-------- Given material --------

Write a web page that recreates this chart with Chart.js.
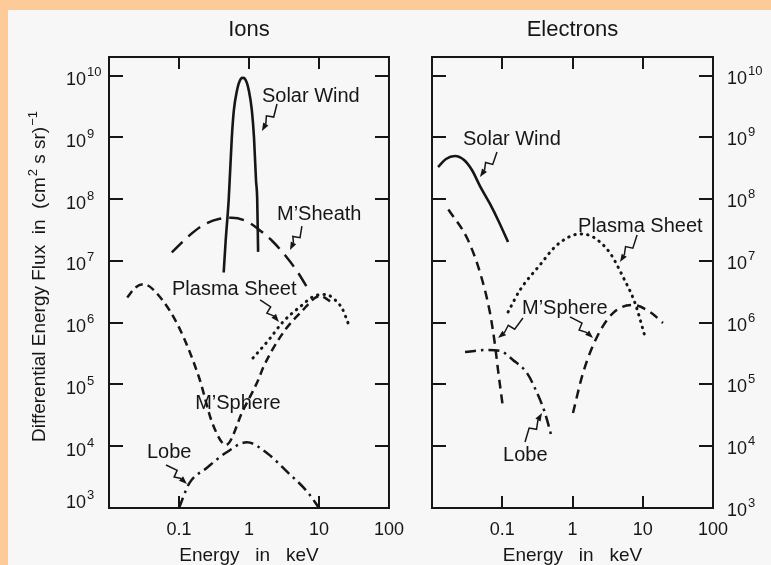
<!DOCTYPE html>
<html>
<head>
<meta charset="utf-8">
<script src="https://cdn.jsdelivr.net/npm/chart.js@4.4.1/dist/chart.umd.min.js"></script>
<style>
  html, body { margin: 0; padding: 0; }
  body { width: 771px; height: 565px; background: #fdcb99; position: relative; overflow: hidden; }
  #panel { position: absolute; left: 8px; top: 10px; right: 0; bottom: 0; background: #f7f7f7; }
  canvas { position: absolute; top: 0; }
  #ions { left: 0; }
  #electrons { left: 415px; }
</style>
</head>
<body>
<div id="panel"></div>
<canvas id="ions" width="415" height="565"></canvas>
<canvas id="electrons" width="356" height="565"></canvas>
<script>
// Axis ticks
var xTicks = [0.1, 1, 10, 100];
var yTicks = [1e3, 1e4, 1e5, 1e6, 1e7, 1e8, 1e9, 1e10];
var yExps = ['3', '4', '5', '6', '7', '8', '9', '10'];

// Ions: energy (keV) and flux
var ionSolarWindE = [0.435, 0.464, 0.513, 0.568, 0.607, 0.67, 0.766, 0.818, 0.875, 1.0, 1.1, 1.18, 1.26, 1.31, 1.35];
var ionSolarWindF = [6.5e6, 2.1e7, 9.8e7, 9.8e8, 2.7e9, 5.6e9, 8.9e9, 9.2e9, 8.9e9, 5.6e9, 2.7e9, 9.8e8, 2.0e8, 1.0e8, 1.4e7];

var ionSheathE = [0.079, 0.14, 0.23, 0.38, 0.568, 0.875, 1.35, 2.15, 3.3, 5.0, 7.2];
var ionSheathF = [1.37e7, 2.57e7, 3.9e7, 4.8e7, 5.0e7, 4.5e7, 3.3e7, 2.1e7, 1.22e7, 6.5e6, 3.3e6];

var ionSphereE = [0.0182, 0.0238, 0.0311, 0.0513, 0.1, 0.195, 0.30, 0.469, 0.82, 1.35, 1.6, 3.1, 5.5, 10.3, 15.8];
var ionSphereF = [2.56e6, 3.7e6, 4.2e6, 2.76e6, 8.4e5, 1.26e5, 2.36e4, 1.05e4, 3.8e4, 1.17e5, 1.9e5, 6.97e5, 1.47e6, 2.7e6, 2.08e6];

var ionPlasmaE = [1.14, 1.9, 3.06, 5.35, 9.4, 12.5, 15.3, 18.7, 21.3, 26];
var ionPlasmaF = [2.68e5, 5.2e5, 1.03e6, 1.8e6, 2.8e6, 2.85e6, 2.6e6, 2.08e6, 1.73e6, 9.9e5];

var ionLobeE = [0.1, 0.14, 0.246, 0.48, 0.935, 1.82, 3.55, 6.9, 10];
var ionLobeF = [1.0e3, 2.5e3, 4.4e3, 8.0e3, 1.16e4, 7.7e3, 3.8e3, 1.8e3, 1.0e3];

// Electrons
var eleSolarWindE = [0.0122, 0.0158, 0.0212, 0.0286, 0.037, 0.0482, 0.067, 0.0898, 0.121];
var eleSolarWindF = [3.31e8, 4.47e8, 5.0e8, 4.3e8, 2.96e8, 1.63e8, 8.35e7, 4.27e7, 2.02e7];

// null = break between the two branches
var eleSphereE = [0.0171, 0.0318, 0.0486, 0.067, 0.0789, 0.0871, 0.1026, 0.32, 1.016, 1.41, 2.23, 3.77, 7.27, 12.7, 19.4];
var eleSphereF = [6.8e7, 2.3e7, 6.3e6, 1.43e6, 4.35e5, 1.71e5, 4.16e4, null, 3.45e4, 1.53e5, 5.87e5, 1.43e6, 1.93e6, 1.49e6, 9.9e5];

var elePlasmaE = [0.121, 0.179, 0.344, 0.602, 1.28, 1.96, 3.42, 5.24, 7.76, 10.8];
var elePlasmaF = [1.49e6, 3.38e6, 8.6e6, 1.81e7, 2.73e7, 2.44e7, 1.34e7, 5.5e6, 2.08e6, 5.87e5];

var eleLobeE = [0.0295, 0.0607, 0.093, 0.142, 0.225, 0.313, 0.406, 0.51];
var eleLobeF = [3.36e5, 3.61e5, 3.5e5, 2.49e5, 1.53e5, 7.3e4, 3.45e4, 1.36e4];

// Labels and lightning arrows, anchored in (keV, flux)
var ionNotes = [
    { text: 'Solar Wind', e: 1.53, f: 3.74e9 },
    { text: 'M\u2019Sheath', e: 2.51, f: 4.6e7 },
    { text: 'Plasma Sheet', e: 0.0794, f: 2.8e6 },
    { text: 'M\u2019Sphere', e: 0.17, f: 4.0e4 },
    { text: 'Lobe', e: 0.0349, f: 6.45e3 }
];
var ionArrows = [
    [2.51, 3.47e9, 1.53, 1.27e9],
    [5.7, 3.67e7, 3.85, 1.5e7],
    [1.44, 2.33e6, 2.68, 1.03e6],
    [0.0652, 4.97e3, 0.13, 2.45e3]
];
var eleNotes = [
    { text: 'Solar Wind', e: 0.0276, f: 7.5e8 },
    { text: 'Plasma Sheet', e: 1.2, f: 2.94e7 },
    { text: 'M\u2019Sphere', e: 0.191, f: 1.38e6 },
    { text: 'Lobe', e: 0.1026, f: 5.8e3 }
];
var eleArrows = [
    [0.0841, 5.8e8, 0.0482, 2.29e8],
    [8.3, 2.63e7, 4.74, 9.6e6],
    [0.197, 1.19e6, 0.087, 5.65e5],
    [0.92, 1.24e6, 1.96, 5.65e5],
    [0.211, 1.17e4, 0.368, 3.45e4]
];

var ink = '#161616';
var family = "'Liberation Sans', Arial, Helvetica, sans-serif";
Chart.defaults.font.family = family;
Chart.defaults.color = ink;

function serie(energias, flujos, dash, cap, width) {
    return {
        data: energias.map(function (e, i) { return { x: e, y: flujos[i] }; }),
        borderColor: ink,
        borderWidth: width || 2.5,
        borderDash: dash || [],
        borderCapStyle: cap || 'butt',
        pointRadius: 0,
        fill: false,
        cubicInterpolationMode: 'monotone',
        spanGaps: false
    };
}

// text with superscripts: parts = [[text, isSup], ...]
function richWidth(ctx, parts, size, supSize) {
    var w = 0;
    parts.forEach(function (p) {
        ctx.font = (p[1] ? supSize : size) + 'px ' + family;
        w += ctx.measureText(p[0]).width + (p[1] ? 1 : 0);
    });
    return w;
}
function drawRich(ctx, parts, x, y, size, supSize, lift) {
    parts.forEach(function (p) {
        ctx.font = (p[1] ? supSize : size) + 'px ' + family;
        if (p[1]) x += 1;
        ctx.fillText(p[0], x, p[1] ? y - lift : y);
        x += ctx.measureText(p[0]).width;
    });
}

function drawBolt(ctx, x1, y1, x2, y2) {
    var dx = x2 - x1, dy = y2 - y1;
    var len = Math.sqrt(dx * dx + dy * dy);
    var ux = dx / len, uy = dy / len, nx = -uy, ny = ux;
    function p(t, o) { return [x1 + dx * t + nx * o, y1 + dy * t + ny * o]; }
    var a = p(0.42, -3.5), b = p(0.5, 3.5);
    var hx = x2 - ux * 8, hy = y2 - uy * 8;
    ctx.beginPath();
    ctx.moveTo(x1, y1);
    ctx.lineTo(a[0], a[1]);
    ctx.lineTo(b[0], b[1]);
    ctx.lineTo(hx, hy);
    ctx.stroke();
    ctx.beginPath();
    ctx.moveTo(x2, y2);
    ctx.lineTo(hx + nx * 3, hy + ny * 3);
    ctx.lineTo(hx - nx * 3, hy - ny * 3);
    ctx.closePath();
    ctx.fill();
}

// Frame, inward ticks, 10^n labels, y title and annotations
var framePlugin = {
    id: 'frame',
    afterDatasetsDraw: function (chart, args, opts) {
        var ctx = chart.ctx;
        var area = chart.chartArea;
        var xs = chart.scales.x;
        var ys = chart.scales.y;
        ctx.save();
        ctx.strokeStyle = ink;
        ctx.fillStyle = ink;
        ctx.lineWidth = 2;
        ctx.strokeRect(area.left, area.top, area.right - area.left, area.bottom - area.top);

        ctx.beginPath();
        yTicks.forEach(function (v) {
            var y = Math.round(ys.getPixelForValue(v));
            ctx.moveTo(area.left, y); ctx.lineTo(area.left + 14, y);
            ctx.moveTo(area.right, y); ctx.lineTo(area.right - 14, y);
        });
        opts.topTicks.forEach(function (v) {
            var x = Math.round(xs.getPixelForValue(v));
            ctx.moveTo(x, area.top); ctx.lineTo(x, area.top + 12);
        });
        opts.bottomTicks.forEach(function (v) {
            var x = Math.round(xs.getPixelForValue(v));
            ctx.moveTo(x, area.bottom); ctx.lineTo(x, area.bottom - 12);
        });
        ctx.stroke();

        ctx.textAlign = 'left';
        ctx.textBaseline = 'alphabetic';
        var lx = opts.side === 'left' ? area.left - 43 : area.right + 14;
        yTicks.forEach(function (v, i) {
            var off = opts.labelDrop;
            if (i === 0) off = opts.firstDrop;
            drawRich(ctx, [['10', 0], [yExps[i], 1]], lx, ys.getPixelForValue(v) + off, 18, 13, 9);
        });

        if (opts.yTitle) {
            var parts = [['Differential Energy Flux  in  (cm', 0], ['2', 1], [' s sr)', 0], ['\u22121', 1]];
            ctx.save();
            ctx.translate(area.left - 64, (area.top + area.bottom) / 2 - 6);
            ctx.rotate(-Math.PI / 2);
            var w = richWidth(ctx, parts, 19, 13);
            drawRich(ctx, parts, -w / 2, 0, 19, 13, 8);
            ctx.restore();
        }

        ctx.font = '20px ' + family;
        opts.notes.forEach(function (n) {
            ctx.fillText(n.text, xs.getPixelForValue(n.e), ys.getPixelForValue(n.f));
        });
        ctx.lineWidth = 1.5;
        opts.arrows.forEach(function (a) {
            drawBolt(ctx, xs.getPixelForValue(a[0]), ys.getPixelForValue(a[1]),
                xs.getPixelForValue(a[2]), ys.getPixelForValue(a[3]));
        });
        ctx.restore();
    }
};

function crearGrafica(id, titulo, lado, datasets, frameOpts) {
    var ctx = document.getElementById(id).getContext('2d');
    return new Chart(ctx, {
        type: 'line',
        data: { datasets: datasets },
        plugins: [framePlugin],
        options: {
            responsive: false,
            animation: false,
            events: [],
            layout: {
                padding: lado === 'left' ? { left: 0, right: 26, top: 0, bottom: 0 } : { left: 17, right: 0, top: 0, bottom: 0 }
            },
            plugins: {
                legend: { display: false },
                tooltip: { enabled: false },
                title: {
                    display: true,
                    text: titulo,
                    fullSize: false,
                    color: ink,
                    font: { size: 22, weight: 'normal' },
                    padding: { top: 17, bottom: 13.6 }
                },
                frame: frameOpts
            },
            scales: {
                x: {
                    type: 'logarithmic',
                    position: 'bottom',
                    min: 0.01,
                    max: 100,
                    grid: { display: false, drawTicks: false },
                    border: { display: false },
                    afterBuildTicks: function (s) {
                        s.ticks = xTicks.map(function (v) { return { value: v }; });
                    },
                    afterFit: function (s) { s.height = 57; },
                    ticks: {
                        autoSkip: false,
                        maxRotation: 0,
                        padding: 11,
                        color: ink,
                        font: { size: 18 },
                        callback: function (v) { return String(v); }
                    },
                    title: {
                        display: true,
                        text: 'Energy   in   keV',
                        color: ink,
                        font: { size: 19, lineHeight: 1 },
                        padding: { top: 0, bottom: 0 }
                    }
                },
                y: {
                    type: 'logarithmic',
                    position: lado,
                    min: 1e3,
                    max: 2e10,
                    grid: { display: false, drawTicks: false },
                    border: { display: false },
                    ticks: { display: false },
                    afterFit: function (s) { s.width = lado === 'left' ? 109 : 58; }
                }
            }
        }
    });
}

var graficaIones = crearGrafica('ions', 'Ions', 'left', [
    serie(ionSolarWindE, ionSolarWindF, [], 'butt', 2.6),
    serie(ionSheathE, ionSheathF, [15, 8]),
    serie(ionSphereE, ionSphereF, [8, 5]),
    serie(ionPlasmaE, ionPlasmaF, [0.5, 6], 'round', 3),
    serie(ionLobeE, ionLobeF, [11, 5, 2.5, 5])
], {
    side: 'left', yTitle: true, labelDrop: 9.5, firstDrop: 0,
    topTicks: [0.1, 1, 10], bottomTicks: [0.1, 10],
    notes: ionNotes, arrows: ionArrows
});

var graficaElectrones = crearGrafica('electrons', 'Electrons', 'right', [
    serie(eleSolarWindE, eleSolarWindF, [], 'butt', 2.6),
    serie(eleSphereE, eleSphereF, [9, 6]),
    serie(elePlasmaE, elePlasmaF, [0.5, 6], 'round', 3),
    serie(eleLobeE, eleLobeF, [11, 5, 2.5, 5])
], {
    side: 'right', yTitle: false, labelDrop: 8, firstDrop: 8,
    topTicks: [0.1, 1, 10], bottomTicks: [0.1, 1, 10],
    notes: eleNotes, arrows: eleArrows
});
</script>
</body>
</html>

--------

Problem — Leave out the pictures and repeat the lines from the start of the material through the line with "8.35e7, 4.27e7, 2.02e7];", inclusive.

Exercise result —
Write a web page that recreates this chart with Chart.js.
<!DOCTYPE html>
<html>
<head>
<meta charset="utf-8">
<script src="https://cdn.jsdelivr.net/npm/chart.js@4.4.1/dist/chart.umd.min.js"></script>
<style>
  html, body { margin: 0; padding: 0; }
  body { width: 771px; height: 565px; background: #fdcb99; position: relative; overflow: hidden; }
  #panel { position: absolute; left: 8px; top: 10px; right: 0; bottom: 0; background: #f7f7f7; }
  canvas { position: absolute; top: 0; }
  #ions { left: 0; }
  #electrons { left: 415px; }
</style>
</head>
<body>
<div id="panel"></div>
<canvas id="ions" width="415" height="565"></canvas>
<canvas id="electrons" width="356" height="565"></canvas>
<script>
// Axis ticks
var xTicks = [0.1, 1, 10, 100];
var yTicks = [1e3, 1e4, 1e5, 1e6, 1e7, 1e8, 1e9, 1e10];
var yExps = ['3', '4', '5', '6', '7', '8', '9', '10'];

// Ions: energy (keV) and flux
var ionSolarWindE = [0.435, 0.464, 0.513, 0.568, 0.607, 0.67, 0.766, 0.818, 0.875, 1.0, 1.1, 1.18, 1.26, 1.31, 1.35];
var ionSolarWindF = [6.5e6, 2.1e7, 9.8e7, 9.8e8, 2.7e9, 5.6e9, 8.9e9, 9.2e9, 8.9e9, 5.6e9, 2.7e9, 9.8e8, 2.0e8, 1.0e8, 1.4e7];

var ionSheathE = [0.079, 0.14, 0.23, 0.38, 0.568, 0.875, 1.35, 2.15, 3.3, 5.0, 7.2];
var ionSheathF = [1.37e7, 2.57e7, 3.9e7, 4.8e7, 5.0e7, 4.5e7, 3.3e7, 2.1e7, 1.22e7, 6.5e6, 3.3e6];

var ionSphereE = [0.0182, 0.0238, 0.0311, 0.0513, 0.1, 0.195, 0.30, 0.469, 0.82, 1.35, 1.6, 3.1, 5.5, 10.3, 15.8];
var ionSphereF = [2.56e6, 3.7e6, 4.2e6, 2.76e6, 8.4e5, 1.26e5, 2.36e4, 1.05e4, 3.8e4, 1.17e5, 1.9e5, 6.97e5, 1.47e6, 2.7e6, 2.08e6];

var ionPlasmaE = [1.14, 1.9, 3.06, 5.35, 9.4, 12.5, 15.3, 18.7, 21.3, 26];
var ionPlasmaF = [2.68e5, 5.2e5, 1.03e6, 1.8e6, 2.8e6, 2.85e6, 2.6e6, 2.08e6, 1.73e6, 9.9e5];

var ionLobeE = [0.1, 0.14, 0.246, 0.48, 0.935, 1.82, 3.55, 6.9, 10];
var ionLobeF = [1.0e3, 2.5e3, 4.4e3, 8.0e3, 1.16e4, 7.7e3, 3.8e3, 1.8e3, 1.0e3];

// Electrons
var eleSolarWindE = [0.0122, 0.0158, 0.0212, 0.0286, 0.037, 0.0482, 0.067, 0.0898, 0.121];
var eleSolarWindF = [3.31e8, 4.47e8, 5.0e8, 4.3e8, 2.96e8, 1.63e8, 8.35e7, 4.27e7, 2.02e7];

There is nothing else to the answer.